On a super-long term view (30 years+) you can expect two big changes - prices and mortgage interest rates. When looking at UK property prices the best guide to the future is usually found by looking at the past. The UK Office for National Statistics states: 'On average house prices have increased by 6.9% every year since 1980.' There is no reason to believe that the next 35 years will be much different for UK house prices - especially when the gap between growing demand and dwindling supply is factored into the long-term price equation.
'Nothing Trends like Long-Term Rates' An old Bond Market Adage which Still Holds True...
Interest rates can go as high as 15% and as low as 0% during a full 60 year cycle. For the last 30 years or so since the highs of the late 70's to where we stand now in the interest rate cycle we have seen steadily lower interest rates. Now we are showing signs of 'bottoming' before the long-term cycle turns up again, presaging 30 years or so of steadily rising interest rates.
Nothing trends like long-term rates!

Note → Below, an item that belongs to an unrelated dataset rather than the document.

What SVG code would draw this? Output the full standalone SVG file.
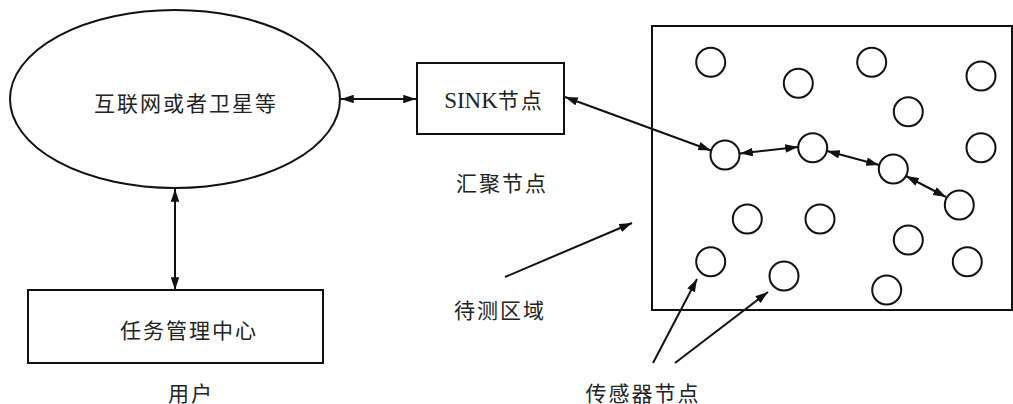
<svg xmlns="http://www.w3.org/2000/svg" width="1013" height="404" viewBox="0 0 1013 404">
<style>
.shape{fill:none;stroke:#111;stroke-width:2}
.c{fill:#fff;stroke:#111;stroke-width:2}
.ln{stroke:#111;stroke-width:2;fill:none}
.t{font-family:"Liberation Serif","Noto Sans CJK SC",serif;font-size:21px;fill:#222;text-anchor:middle;letter-spacing:2px}
.lat{font-size:23px;letter-spacing:0}
</style>
<defs>
<marker id="ah" viewBox="0 0 12 8" refX="12" refY="4" markerWidth="13" markerHeight="8.5" markerUnits="userSpaceOnUse" orient="auto-start-reverse">
<path d="M0,0 L12,4 L0,8 z" fill="#111"/>
</marker>
</defs>
<rect width="1013" height="404" fill="#fff"/>
<g id="internet">
<ellipse class="shape" cx="175" cy="99" rx="165" ry="89"/>
<text class="t" x="186" y="111">互联网或者卫星等</text>
</g>
<g id="sink">
<rect class="shape" x="417" y="63" width="147" height="71"/>
<text class="t" x="494" y="108"><tspan class="lat">SINK</tspan>节点</text>
</g>
<g id="sink-label"><text class="t" x="502" y="191">汇聚节点</text></g>
<g id="task">
<rect class="shape" x="28" y="290" width="295" height="73"/>
<text class="t" x="189" y="338">任务管理中心</text>
</g>
<g id="user-label"><text class="t" x="191" y="401">用户</text></g>
<g id="area-label"><text class="t" x="500" y="318">待测区域</text></g>
<g id="sensor-label"><text class="t" x="643" y="401">传感器节点</text></g>
<g id="area">
<rect class="shape" x="652" y="26" width="360" height="284"/>
<circle class="c" cx="710.7" cy="62.3" r="14.5"/>
<circle class="c" cx="798.3" cy="83.3" r="14.5"/>
<circle class="c" cx="871.7" cy="62.3" r="14.5"/>
<circle class="c" cx="981" cy="76" r="14.5"/>
<circle class="c" cx="908.3" cy="111.7" r="14.5"/>
<circle class="c" cx="981" cy="147.7" r="14.5"/>
<circle class="c" cx="725" cy="155" r="14.5"/>
<circle class="c" cx="812.7" cy="147.7" r="14.5"/>
<circle class="c" cx="893.3" cy="169" r="14.5"/>
<circle class="c" cx="959.3" cy="205" r="14.5"/>
<circle class="c" cx="747.3" cy="219" r="14.5"/>
<circle class="c" cx="820" cy="219" r="14.5"/>
<circle class="c" cx="908.3" cy="240" r="14.5"/>
<circle class="c" cx="710.7" cy="261.7" r="14.5"/>
<circle class="c" cx="784" cy="276" r="14.5"/>
<circle class="c" cx="967.3" cy="261.7" r="14.5"/>
<circle class="c" cx="886.7" cy="290" r="14.5"/>
</g>
<g id="connectors">
<line class="ln" x1="341" y1="99" x2="416" y2="99" marker-start="url(#ah)" marker-end="url(#ah)"/>
<line class="ln" x1="175" y1="189" x2="175" y2="290" marker-start="url(#ah)" marker-end="url(#ah)"/>
<line class="ln" x1="565" y1="97" x2="711" y2="150.5" marker-start="url(#ah)" marker-end="url(#ah)"/>
<line class="ln" x1="740" y1="153.5" x2="798" y2="147" marker-start="url(#ah)" marker-end="url(#ah)"/>
<line class="ln" x1="827" y1="151" x2="879" y2="165" marker-start="url(#ah)" marker-end="url(#ah)"/>
<line class="ln" x1="906" y1="176" x2="946" y2="197" marker-start="url(#ah)" marker-end="url(#ah)"/>
<line class="ln" x1="505" y1="277" x2="632" y2="223" marker-end="url(#ah)"/>
<line class="ln" x1="653" y1="363" x2="697" y2="279" marker-end="url(#ah)"/>
<line class="ln" x1="675" y1="363" x2="768" y2="292" marker-end="url(#ah)"/>
</g>
</svg>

So whatever you do, lock-in your mortgage rate for as long as you can afford to - for at least 3 years and preferably 5 years - to protect yourself from potential rises in interest rates for as long as possible...and in 5 years' time your annual rise in salary should be worth at least 10% (compound interest) on top of your current salary - and may be worth substantially more than that estimation - which should help to cover any rise in interest rates when you come to renew your mortgage deal in 5 years' time.